It is always good to see new approaches to testing but I don't see how this one ...

hichkaker · on Aug 8, 2020

Thank you for sharing!

I assume we are talking about analytical, not transactional data:

> Diff'ing data is one of the weakest and most cumbersome ways to verify correctness.

It depends on the use case: if the goal is to assess the impact of a change in source code on the resulting dataset produced (extremely common in ETL dev workflow in my experience), then isn't diff the natural solution? Of course, it depends on how the results are presented. A row-by-row output for a billion-row dataset is useless. That's why we provide diff stats across columns/rows and data distribution comparisons while allowing the user to see value-level diff if needed.

> Diffs are relatively slow

In general – yes, that's why we've implemented configurable sampling.
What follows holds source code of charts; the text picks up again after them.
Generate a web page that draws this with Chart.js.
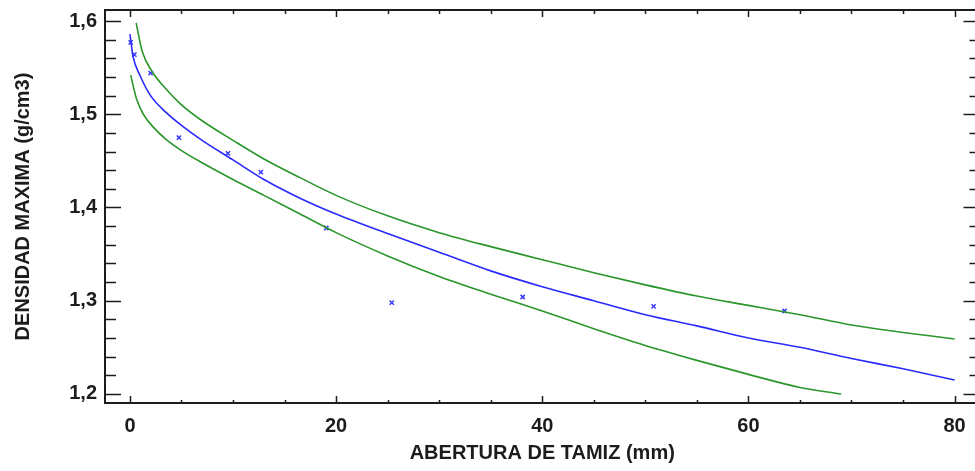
<!DOCTYPE html>
<html>
<head>
<meta charset="utf-8">
<script src="https://cdn.jsdelivr.net/npm/chart.js@4"></script>
<style>
  html, body { margin: 0; padding: 0; background: #fff; overflow: hidden; }
</style>
</head>
<body>
<canvas id="myChart" width="985" height="471"></canvas>
<script>
// observed points
var sieveX = [0.075, 0.425, 2.0, 4.75, 9.5, 12.7, 19.05, 25.4, 38.1, 50.8, 63.5];
var densY = [1.577, 1.564, 1.544, 1.475, 1.458, 1.438, 1.378, 1.298, 1.304, 1.294, 1.289];

// fitted curve
var fitX = [0, 0.3, 1, 2, 3.5, 5, 7, 10, 13, 16.5, 20, 25, 30, 35, 40, 45, 50, 55, 60, 65, 70, 75, 80];
var fitY = [1.586, 1.562, 1.541, 1.520, 1.502, 1.488, 1.472, 1.451, 1.430, 1.410, 1.393, 1.372, 1.352, 1.332, 1.315, 1.300, 1.285, 1.273, 1.260, 1.250, 1.238, 1.227, 1.215];

// upper limit
var upX = [0.6, 1.2, 2.2, 3.5, 5, 7, 10, 13, 16.5, 20, 25, 30, 35, 40, 45, 50, 55, 60, 65, 70, 75, 80];
var upY = [1.598, 1.567, 1.545, 1.527, 1.510, 1.493, 1.472, 1.452, 1.432, 1.413, 1.391, 1.373, 1.358, 1.344, 1.330, 1.317, 1.305, 1.295, 1.285, 1.274, 1.266, 1.259];

// lower limit
var lowX = [0.07, 0.65, 1.3, 2.2, 3.5, 5, 7, 10, 13, 16.5, 20, 25, 30, 35, 40, 45, 50, 55, 60, 65, 69];
var lowY = [1.542, 1.516, 1.500, 1.487, 1.473, 1.461, 1.448, 1.430, 1.413, 1.393, 1.373, 1.348, 1.326, 1.307, 1.289, 1.270, 1.252, 1.236, 1.221, 1.207, 1.200];

var xTicks = [0, 20, 40, 60, 80];
var yTicks = [1.2, 1.3, 1.4, 1.5, 1.6];

function pts(xs, ys) {
  return xs.map(function (v, i) { return {x: v, y: ys[i]}; });
}

var axisFont = {family: "'Liberation Sans', Arial, sans-serif", size: 20, weight: 'bold'};
var inkColor = '#1c1c1c';

// frame with inward ticks on all four sides
var frame = {
  id: 'frame',
  afterDatasetsDraw: function (chart) {
    var ctx = chart.ctx, a = chart.chartArea;
    var x = chart.scales.x, y = chart.scales.y;
    ctx.save();
    ctx.strokeStyle = inkColor;
    ctx.lineWidth = 1.5;
    ctx.beginPath();
    for (var v = 0; v <= 80.001; v += 5) {
      var px = Math.round(x.getPixelForValue(v)) + 0.5;
      var major = Math.abs(v % 20) < 0.001;
      ctx.moveTo(px, a.bottom); ctx.lineTo(px, a.bottom - (major ? 7 : 3));
      ctx.moveTo(px, a.top); ctx.lineTo(px, a.top + (major ? 7 : 4));
    }
    for (var i = 0; i <= 20; i++) {
      var val = 1.2 + i * 0.02;
      var py = Math.round(y.getPixelForValue(val)) + 0.5;
      var maj = i % 5 === 0;
      ctx.moveTo(a.left, py); ctx.lineTo(a.left + (maj ? 16 : 11), py);
      ctx.moveTo(a.right, py); ctx.lineTo(a.right - (maj ? 16 : 10), py);
    }
    ctx.stroke();
    ctx.lineWidth = 2;
    ctx.strokeRect(a.left, a.top, a.right - a.left, a.bottom - a.top);
    ctx.restore();
  }
};

new Chart("myChart", {
  type: "scatter",
  data: {
    datasets: [{
      data: pts(upX, upY),
      showLine: true,
      borderColor: "#2b962b",
      borderWidth: 1.6,
      pointRadius: 0,
      cubicInterpolationMode: 'monotone'
    }, {
      data: pts(lowX, lowY),
      showLine: true,
      borderColor: "#2b962b",
      borderWidth: 1.6,
      pointRadius: 0,
      cubicInterpolationMode: 'monotone'
    }, {
      data: pts(fitX, fitY),
      showLine: true,
      borderColor: "#2a2aff",
      borderWidth: 1.6,
      pointRadius: 0,
      cubicInterpolationMode: 'monotone'
    }, {
      data: pts(sieveX, densY),
      showLine: false,
      pointStyle: 'crossRot',
      pointRadius: 3,
      borderColor: "#3a3aff",
      pointBorderWidth: 1.5
    }]
  },
  options: {
    responsive: false,
    animation: false,
    layout: {padding: {top: 10, right: 4, left: 0, bottom: 0}},
    plugins: {legend: {display: false}, tooltip: {enabled: false}},
    scales: {
      x: {
        type: 'linear',
        min: -2.42,
        max: 82.42,
        afterBuildTicks: function (s) { s.ticks = xTicks.map(function (v) { return {value: v}; }); },
        afterFit: function (s) { s.height = 68; s.paddingLeft = 0; s.paddingRight = 0; },
        grid: {display: false, drawTicks: false},
        border: {display: false},
        ticks: {font: axisFont, color: inkColor, padding: 11, maxRotation: 0},
        title: {display: true, text: 'ABERTURA DE TAMIZ (mm)', font: axisFont, color: inkColor, padding: {top: 0, bottom: 6}}
      },
      y: {
        type: 'linear',
        min: 1.1903,
        max: 1.6118,
        afterBuildTicks: function (s) { s.ticks = yTicks.map(function (v) { return {value: v}; }); },
        afterFit: function (s) { s.width = 105; s.paddingTop = 0; s.paddingBottom = 0; },
        grid: {display: false, drawTicks: false},
        border: {display: false},
        ticks: {
          font: axisFont, color: inkColor, padding: 8,
          callback: function (v) { return v.toFixed(1).replace('.', ','); }
        },
        title: {display: true, text: 'DENSIDAD MAXIMA (g/cm3)', font: axisFont, color: inkColor, padding: {top: 11, bottom: 0}}
      }
    }
  },
  plugins: [frame]
});
</script>
</body>
</html>
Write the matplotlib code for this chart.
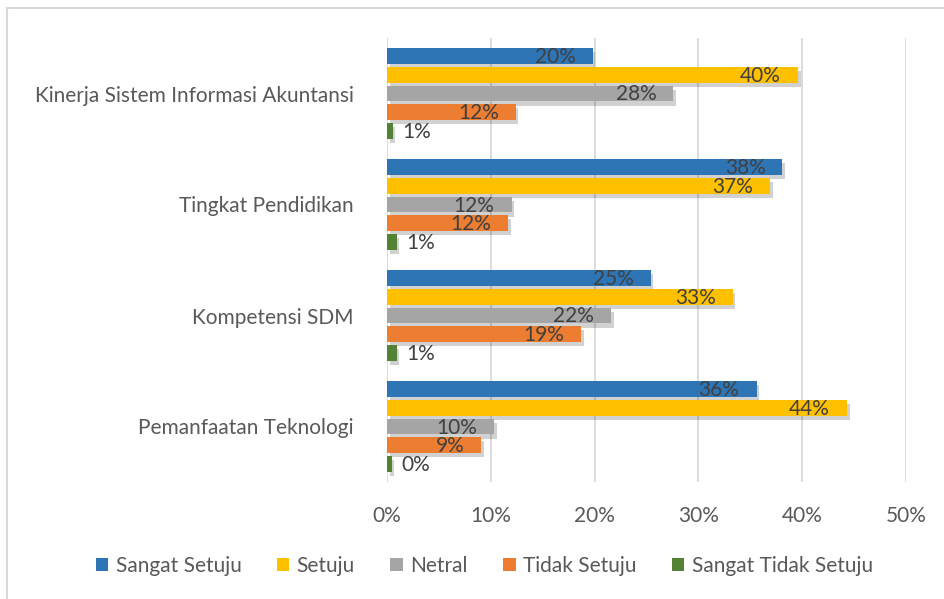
import numpy as np
import matplotlib
matplotlib.use("Agg")
from matplotlib import pyplot as plt
from matplotlib.patches import Patch, Rectangle
import matplotlib.patheffects as pe

plt.rcParams['font.family'] = ['Lato', 'DejaVu Sans']

# categories listed bottom -> top
categories = ['Pemanfaatan Teknologi', 'Kompetensi SDM', 'Tingkat Pendidikan', 'Kinerja Sistem Informasi Akuntansi']
series_names = ['Sangat Setuju', 'Setuju', 'Netral', 'Tidak Setuju', 'Sangat Tidak Setuju']
sangat_setuju = [35.6, 25.4, 38.1, 19.8]
setuju = [44.3, 33.3, 36.9, 39.6]
netral = [10.3, 21.6, 12.0, 27.6]
tidak_setuju = [9.1, 18.7, 11.7, 12.4]
sangat_tidak_setuju = [0.45, 0.93, 0.93, 0.55]
colors = ['#2E75B6', '#FFC000', '#A5A5A5', '#ED7D31', '#548235']
xticks = [0, 10, 20, 30, 40, 50]

all_series = [sangat_setuju, setuju, netral, tidak_setuju, sangat_tidak_setuju]

fig = plt.figure(figsize=(9.44, 5.99), dpi=100)
ax = fig.add_axes([387/944, 1-482/599, (906-387)/944, (482-38)/599])

pitch = 0.169
height = 0.144
y = np.arange(len(categories))
shadow = [pe.SimplePatchShadow(offset=(2, -3), shadow_rgbFace='black', alpha=0.18), pe.Normal()]

for i, vals in enumerate(all_series):
    pos = y + (2 - i) * pitch
    bars = ax.barh(pos, vals, height=height, color=colors[i], zorder=3)
    for b in bars:
        b.set_path_effects(shadow)
    for p, v in zip(pos, vals):
        txt = f"{v:.0f}%"
        if v < 3:
            ax.annotate(txt, (v, p), xytext=(10, -1), textcoords='offset pixels',
                        ha='left', va='center', fontsize=15, color='#404040', zorder=4)
        else:
            ax.annotate(txt, (v, p), xytext=(-17, -1), textcoords='offset pixels',
                        ha='right', va='center', fontsize=15, color='#404040', zorder=4)

ax.set_xlim(0, 50)
ax.set_ylim(-0.5, 3.5)
ax.set_xticks(xticks)
ax.set_xticklabels([f"{t}%" for t in xticks])
ax.set_yticks(y)
ax.set_yticklabels(categories)
ax.tick_params(axis='both', length=0, labelsize=15, labelcolor='#595959')
ax.tick_params(axis='x', pad=17)
ax.tick_params(axis='y', pad=24)
ax.grid(axis='x', color='#D9D9D9', linewidth=1.3, zorder=0)
for s in ax.spines.values():
    s.set_visible(False)

handles = [Patch(facecolor=c, edgecolor='none') for c in colors]
fig.legend(handles, series_names, loc='center', bbox_to_anchor=(0.513, 1-566/599), ncol=5,
           frameon=False, fontsize=15, labelcolor='#595959', handlelength=0.6, handleheight=0.6,
           handletextpad=0.35, columnspacing=1.7)

# outer chart frame (cropped at right and bottom)
fig.patches.append(Rectangle((7/944, -0.5), 2, 1.5 - 8/599, transform=fig.transFigure,
                             fill=False, edgecolor='#D9D9D9', linewidth=1.5))

fig.savefig('out.png', dpi=100)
In the majority of cases, developer is looking to assess the magnitude of difference and certain patterns, for which you don't need a large sample size. Our customers typically use ~1/10000 of the target table row count as a sample size.

> when they fail you get a blizzard of errors We try to fail gracefully :)

> I don't see how this helps with schema migration or performance issues.

For schema migration, you can verify whether anything has changed in your dataset besides the intended schema changes (which certainly happened on my watch).

> or performance issues

We certainly don't claim to solve all DBA issues with diff, but here's an actual real example from our customer: they are optimizing their ETL jobs in BigQuery to lower GCP bill by reducing query runtime. After refactoring the code, they diff production vs. new code output to ensure that the data produced hasn't been affected.

> If you really care about correctness it's better to use approaches like having focused test cases that check specific predicates on data.

Possibly, but

> They're also a pain to code

...which is often a prohibitive pain point if you have 300+ analytical datasets with 50+ columns each (a common layout for companies of 250+).

And another problem: the more test cases, the more failures on every run, and unlike app code unit testing, you can't expect the cases to stay relevant since the data is changing constantly, so those "unit testing" test suites require constant maintenance, and as soon as you stop actualizing them, their value drops to 0.

I think that diffing and "unit testing" are complimentary approaches and neither one is a panacea. So my recommendation has been to use both: 1) Specific test cases to validate the most important assumptions on data 2) Diff tool for regression testing.

hodgesrm · on Aug 8, 2020

I'm unconvinced your approach works beyond a narrow range of use cases. The weakness is the "is this a problem" issue. You have a diff. Is it really significant? If it's significant, how did it arise? You can spend an inordinate amount of time answering those two questions, and you may have to do it again with every run. Diffs are cheap to implement but costly to use over time. That inversion of costs means users may end up bogged down maintaining the existing mechanism and unable to invest in other approaches.

If I were going after the same problem I would try to do a couple of things.

1. Reframe the QA problem to make it smaller. Reducing the number and size of pipelines is a good start. That has a bunch of knock-on benefits beyond correctness.

2. Look at data cleaning technologies. QA on datasets is a variation on this problem. For example if you can develop predicates that check for common safety conditions on data like detecting bad addresses or SSANs you give users immediately usable quality information. There's a lot more you can do here.

Assuming you are working on this project, I wish you good luck. You can contact me at rhodges at altinity dot com if you want to discuss further. I've been dealing with QA problems on data for a long time.

hodgesrm · on Aug 8, 2020

p.s., to expand on #2 if you can "discover" useful safety conditions on data you change the economics of testing, much as #1 does.